Tim Duffy is chairman at M&C Saatchi Group@TDuf
Here is my changing relationship with the advertising format I love most. My personal seven ages of telly advertising.
As a child, with too many siblings to count and nothing interesting to do, the early 70s were largely taken up with playing 'guess the advert'. A woman hanging from a balloon? Nimble! Leonard Rossiter on a plane? Cinzano! Kevin Keegan? Brut! It's frothy man? Cresta! The game could get violent, but I did learn a lot about branding. To this day I'm distressed when the brand appears at the beginning of the ad. Whatever Millward Brown say, it spoils the game, so don't do it.
As an adolescent, with Debbie Harry staring down from my wall, I sensed that there was more to a Flake ad than meets the eye. TV advertising was, and is a powerful, magical force. I laughed all the way to the Leeds for my first savings account, and discovered illicitly that Heineken refreshes the parts that other beers cannot reach.
As an adolescent, with Debbie Harry staring down from my wall, I sensed that there was more to a Flake ad than meets the eye. TV advertising was, and is a powerful, magical force
At university, in the 80s, there followed a brief period of revolutionary fervour. That Halifax ad - all exposed brick and Easy Like Sunday Morning - reeked of complacent yuppiedom. But in truth I admired the ability of advertising to define an era. Perhaps the stand-out commercial was British Airways' Red Eye, which satirised the Yuppies before any of us had even heard of Gordon Gekko.

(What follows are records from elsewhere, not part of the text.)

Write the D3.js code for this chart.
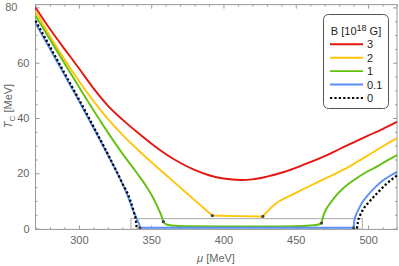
<!DOCTYPE html>
<html>
<head>
<meta charset="utf-8">
<title>Tc vs mu</title>
<script src="https://d3js.org/d3.v7.min.js"></script>
<style>
  body { margin: 0; background: #fff; }
  svg text { font-family: "Liberation Sans", Arial, sans-serif; }
  .tick text { fill: #666; font-size: 11px; }
  .tick line { stroke: #999; }
  .domain { stroke: none; }
</style>
</head>
<body>
<div id="chart"></div>
<script>
// curves, [mu, Tc] in MeV
var b3 = [[270,80],[280,72.2],[290,65],[300,58],[310,50.8],[320,44.5],[330,39.5],[340,35],[350,30.8],[360,27],[370,23.8],[380,21.2],[390,19.3],[400,18.1],[412,17.6],[420,17.8],[430,18.8],[440,20.2],[450,22],[460,24],[470,26.2],[480,28.7],[490,31.2],[500,33.6],[510,36],[520,38.6]];

var b2Left  = [[270,78.6],[280,69.6],[290,61.2],[300,53.4],[310,46.2],[320,39.7],[330,34],[340,28.9],[350,24.1],[360,19.5],[370,14.9],[380,10.3],[392.3,4.7]];
var b2Mid   = [[392.3,4.7],[410,4.5],[427.2,4.4]];
var b2Right = [[427.2,4.4],[430,6],[434,8.1],[438,9.7],[450,12.9],[460,15.5],[470,18],[483,21.3],[492,24],[501.5,27],[510,29.7],[520,32.7]];

var b1Left  = [[270,77],[280,68.4],[290,59.8],[300,51.3],[310,42.9],[320,34.8],[330,27.2],[340,20.2],[346,15.8],[350,12.4],[353,9.4],[355.5,6.6],[357.2,4.5],[358.4,2.5]];
var b1Mid   = [[358.4,2.5],[360,1.6],[364,1.1],[375,0.85],[400,0.75],[430,0.75],[450,0.85],[460,1.1],[465,1.4],[467.8,2.0]];
var b1Right = [[467.8,2.0],[469,4.5],[471,7],[474,9.3],[478,12],[483,14.7],[490,17.5],[498,20.2],[506,22.4],[513,24.6],[520,26.6]];

var b01Left  = [[270,74.3],[280,65],[290,55.6],[300,46.2],[310,36.5],[320,26.6],[330,16.3],[334,11.5],[337,7.2],[339.5,4.2],[341.2,2.2],[342,1],[342.2,0.3]];
var b01Mid   = [[342.2,0.3],[490,0.3]];
var b01Right = [[490,0.3],[490.5,3],[491.5,4.8],[493,6.5],[496,9.5],[500,12.2],[505,15],[510,17.3],[515,19],[520,20.6]];

var b0Left  = [[270,75.2],[280,65.8],[290,56.3],[300,46.8],[310,37],[320,27],[330,16.5],[335,11],[338,6],[339.5,2.5],[340,0]];
var b0Right = [[492.3,0],[493,2.5],[494.5,4.8],[497,7.3],[500,9.2],[507,13.2],[513,16.3],[520,19.2]];

// transition points marked with dots
var dots = [[342.2,0.3],[490,0.3],[358.4,2.5],[467.8,2.0],[392.3,4.7],[427.2,4.4]];

// zoom-in box at the bottom
var boxMu = [336, 496], boxT = [-0.2, 3.6];

var legendLabels = ["3", "2", "1", "0.1", "0"];
var legendColors = ["#e3170f", "#ffc50d", "#62c10f", "#5b8ff7", "#000"];

var xTicks = [300, 350, 400, 450, 500];
var yTicks = [0, 20, 40, 60, 80];
var xMinor = d3.range(270, 521, 10).filter(v => xTicks.indexOf(v) < 0);
var yMinor = d3.range(0, 81, 5).filter(v => yTicks.indexOf(v) < 0);

var W = 399, H = 266;
var svg = d3.select("#chart").append("svg").attr("width", W).attr("height", H);

var x = d3.scaleLinear().domain([270, 520]).range([35.5, 397]);
var y = d3.scaleLinear().domain([0, 80]).range([228.6, 7.4]);

var fx0 = x(270), fx1 = x(520), fy0 = y(81), fy1 = y(-0.3);

// axes, ticks pointing inward
function ax(g, a) { g.call(a); g.selectAll(".domain").remove(); }
svg.append("g").attr("transform", "translate(0," + fy1 + ")")
  .call(g => ax(g, d3.axisBottom(x).tickValues(xTicks).tickSizeInner(-4).tickSizeOuter(0).tickPadding(7)));
svg.append("g").attr("transform", "translate(0," + fy1 + ")")
  .call(g => ax(g, d3.axisBottom(x).tickValues(xMinor).tickFormat("").tickSizeInner(-2).tickSizeOuter(0)));
var yAx = svg.append("g").attr("transform", "translate(" + fx0 + ",0)");
yAx.call(g => ax(g, d3.axisLeft(y).tickValues(yTicks).tickSizeInner(-4).tickSizeOuter(0).tickPadding(6)));
// the top label sits further left in the original
yAx.selectAll(".tick text").filter(d => d == 80).attr("dx", -12);
svg.append("g").attr("transform", "translate(" + fx0 + ",0)")
  .call(g => ax(g, d3.axisLeft(y).tickValues(yMinor).tickFormat("").tickSizeInner(-2).tickSizeOuter(0)));
// top and right, no labels
svg.append("g").attr("transform", "translate(0," + fy0 + ")")
  .call(g => ax(g, d3.axisTop(x).tickValues(xTicks).tickFormat("").tickSizeInner(-4).tickSizeOuter(0)));
svg.append("g").attr("transform", "translate(0," + fy0 + ")")
  .call(g => ax(g, d3.axisTop(x).tickValues(xMinor).tickFormat("").tickSizeInner(-2).tickSizeOuter(0)));
svg.append("g").attr("transform", "translate(" + fx1 + ",0)")
  .call(g => ax(g, d3.axisRight(y).tickValues(yTicks).tickFormat("").tickSizeInner(-4).tickSizeOuter(0)));
svg.append("g").attr("transform", "translate(" + fx1 + ",0)")
  .call(g => ax(g, d3.axisRight(y).tickValues(yMinor).tickFormat("").tickSizeInner(-2).tickSizeOuter(0)));

svg.append("rect")
  .attr("x", fx0).attr("y", fy0).attr("width", fx1 - fx0).attr("height", fy1 - fy0)
  .attr("fill", "none").attr("stroke", "#999").attr("stroke-width", 1);

// gray box
svg.append("rect")
  .attr("x", x(boxMu[0])).attr("y", y(boxT[1]))
  .attr("width", x(boxMu[1]) - x(boxMu[0])).attr("height", y(boxT[0]) - y(boxT[1]))
  .attr("fill", "none").attr("stroke", "#aaa").attr("stroke-width", 1);

var line = d3.line().x(d => x(d[0])).y(d => y(d[1])).curve(d3.curveMonotoneX);

function draw(segs, color, dash) {
  segs.forEach(function(s) {
    var p = svg.append("path").attr("d", line(s))
      .attr("fill", "none").attr("stroke", color).attr("stroke-width", 1.9);
    if (dash) p.attr("stroke-dasharray", "2.2,2.2").attr("stroke-width", 2.2);
  });
}
draw([b3], legendColors[0]);
draw([b2Left, b2Mid, b2Right], legendColors[1]);
draw([b1Left, b1Mid, b1Right], legendColors[2]);
draw([b01Left, b01Mid, b01Right], legendColors[3]);
draw([b0Left, b0Right], legendColors[4], true);

svg.selectAll(".dot").data(dots).enter().append("circle")
  .attr("cx", d => x(d[0])).attr("cy", d => y(d[1])).attr("r", 1.6)
  .attr("fill", "#444");

// axis labels
svg.append("text").attr("x", 216).attr("y", 262).attr("text-anchor", "middle")
  .attr("fill", "#666").attr("font-size", 11)
  .html('<tspan font-style="italic">μ</tspan> [MeV]');
svg.append("text").attr("transform", "translate(12,106) rotate(-90)").attr("text-anchor", "middle")
  .attr("fill", "#666").attr("font-size", 11)
  .html('<tspan font-style="italic">T</tspan><tspan font-size="8" dy="3">C</tspan><tspan dy="-3"> [MeV]</tspan>');

// legend
var lg = svg.append("g");
lg.append("rect").attr("x", 323.5).attr("y", 14.5).attr("width", 65).attr("height", 94)
  .attr("rx", 5).attr("fill", "#fff").attr("stroke", "#555");
lg.append("text").attr("x", 356).attr("y", 35).attr("text-anchor", "middle")
  .attr("font-size", 11).attr("fill", "#222")
  .html('B [10<tspan font-size="9" dy="-4">18</tspan><tspan dy="4"> G]</tspan>');
legendLabels.forEach(function(l, i) {
  var yy = 44.3 + i * 13.4;
  lg.append("line").attr("x1", 330).attr("x2", 363).attr("y1", yy).attr("y2", yy)
    .attr("stroke", legendColors[i]).attr("stroke-width", i == 4 ? 2 : 1.9)
    .attr("stroke-dasharray", i == 4 ? "2.2,2.2" : null);
  lg.append("text").attr("x", 367).attr("y", yy + 4).attr("font-size", 11).attr("fill", "#222").text(l);
});
</script>
</body>
</html>
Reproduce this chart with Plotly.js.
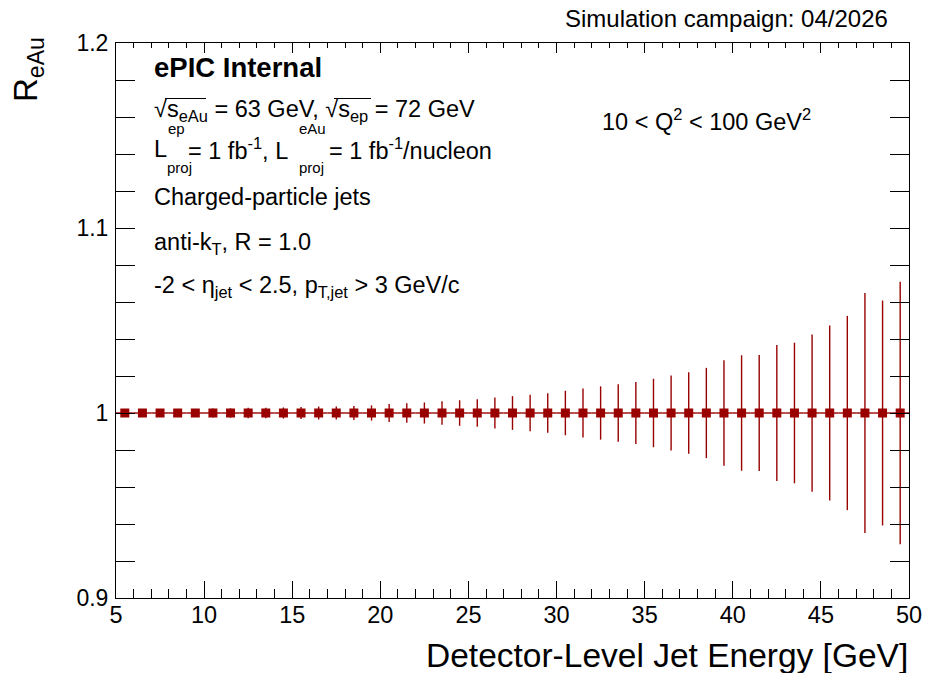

Then employment called and one TV ad in particular convinced me to try my luck at advertising. The brilliant Guardian Points of View commercial opened my eyes with its insight, intelligence and authenticity.
And looking back, it's still the TV ads that create the lasting memories. The launch of the National Lottery's finger of fate saying 'It Could Be You'; The World's Favourite Airline with the image of thousands of people coming together to form a face in the Utah desert; Blackcurrant Tango raging at Sebastian, the French exchange student, who's 'all hair gel and fancy loafers'.
Next, the inevitable mid-life crisis. More than a few people tried to make their name by pronouncing the death of television advertising. Sadly for them it never happened.
And now? TV advertising is about engagement, entertainment, content, storytelling, humour and social glue. These are basic human needs and the battle cries of digital media. Which is why this age should be a golden age.